* **Task**: Stop after the line containing "import pandas as pd": print each line exactly from the first line of the listing up to that point.

* **Data section**:
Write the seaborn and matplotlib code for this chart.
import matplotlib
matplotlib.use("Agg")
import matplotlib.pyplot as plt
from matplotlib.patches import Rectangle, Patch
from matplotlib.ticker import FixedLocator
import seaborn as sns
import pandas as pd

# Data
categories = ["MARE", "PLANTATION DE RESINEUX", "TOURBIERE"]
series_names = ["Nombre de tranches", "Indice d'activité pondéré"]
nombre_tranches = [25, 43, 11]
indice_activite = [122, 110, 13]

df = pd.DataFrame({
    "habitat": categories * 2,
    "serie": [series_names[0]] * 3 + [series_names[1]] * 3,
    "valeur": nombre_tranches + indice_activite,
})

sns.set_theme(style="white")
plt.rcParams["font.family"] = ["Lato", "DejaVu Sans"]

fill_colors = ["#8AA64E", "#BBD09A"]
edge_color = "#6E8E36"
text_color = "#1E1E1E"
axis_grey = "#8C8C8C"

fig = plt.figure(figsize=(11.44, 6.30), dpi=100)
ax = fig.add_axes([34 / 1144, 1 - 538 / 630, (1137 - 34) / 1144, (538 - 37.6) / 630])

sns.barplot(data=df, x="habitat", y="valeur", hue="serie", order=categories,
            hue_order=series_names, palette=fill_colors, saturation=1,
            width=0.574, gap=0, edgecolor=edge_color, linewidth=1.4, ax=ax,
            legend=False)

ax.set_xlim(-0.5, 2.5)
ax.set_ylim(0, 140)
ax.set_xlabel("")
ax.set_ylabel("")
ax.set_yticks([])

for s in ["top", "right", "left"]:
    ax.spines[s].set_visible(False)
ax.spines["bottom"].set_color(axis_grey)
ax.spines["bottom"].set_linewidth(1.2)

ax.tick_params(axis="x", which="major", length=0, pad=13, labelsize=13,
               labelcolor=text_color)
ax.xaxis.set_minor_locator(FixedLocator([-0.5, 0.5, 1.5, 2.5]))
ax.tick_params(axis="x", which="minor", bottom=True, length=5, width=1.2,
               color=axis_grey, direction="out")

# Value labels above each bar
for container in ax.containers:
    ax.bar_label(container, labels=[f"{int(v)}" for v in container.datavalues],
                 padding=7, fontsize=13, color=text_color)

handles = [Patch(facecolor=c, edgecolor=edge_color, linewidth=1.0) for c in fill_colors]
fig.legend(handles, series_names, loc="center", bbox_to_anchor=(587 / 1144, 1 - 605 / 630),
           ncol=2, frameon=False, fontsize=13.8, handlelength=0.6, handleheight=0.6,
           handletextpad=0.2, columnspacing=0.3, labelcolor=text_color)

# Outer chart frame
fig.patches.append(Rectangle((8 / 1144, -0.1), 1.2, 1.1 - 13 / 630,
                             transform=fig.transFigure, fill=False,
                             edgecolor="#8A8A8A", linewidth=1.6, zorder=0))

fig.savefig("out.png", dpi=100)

* **Exercise solution**:
Write the seaborn and matplotlib code for this chart.
import matplotlib
matplotlib.use("Agg")
import matplotlib.pyplot as plt
from matplotlib.patches import Rectangle, Patch
from matplotlib.ticker import FixedLocator
import seaborn as sns
import pandas as pd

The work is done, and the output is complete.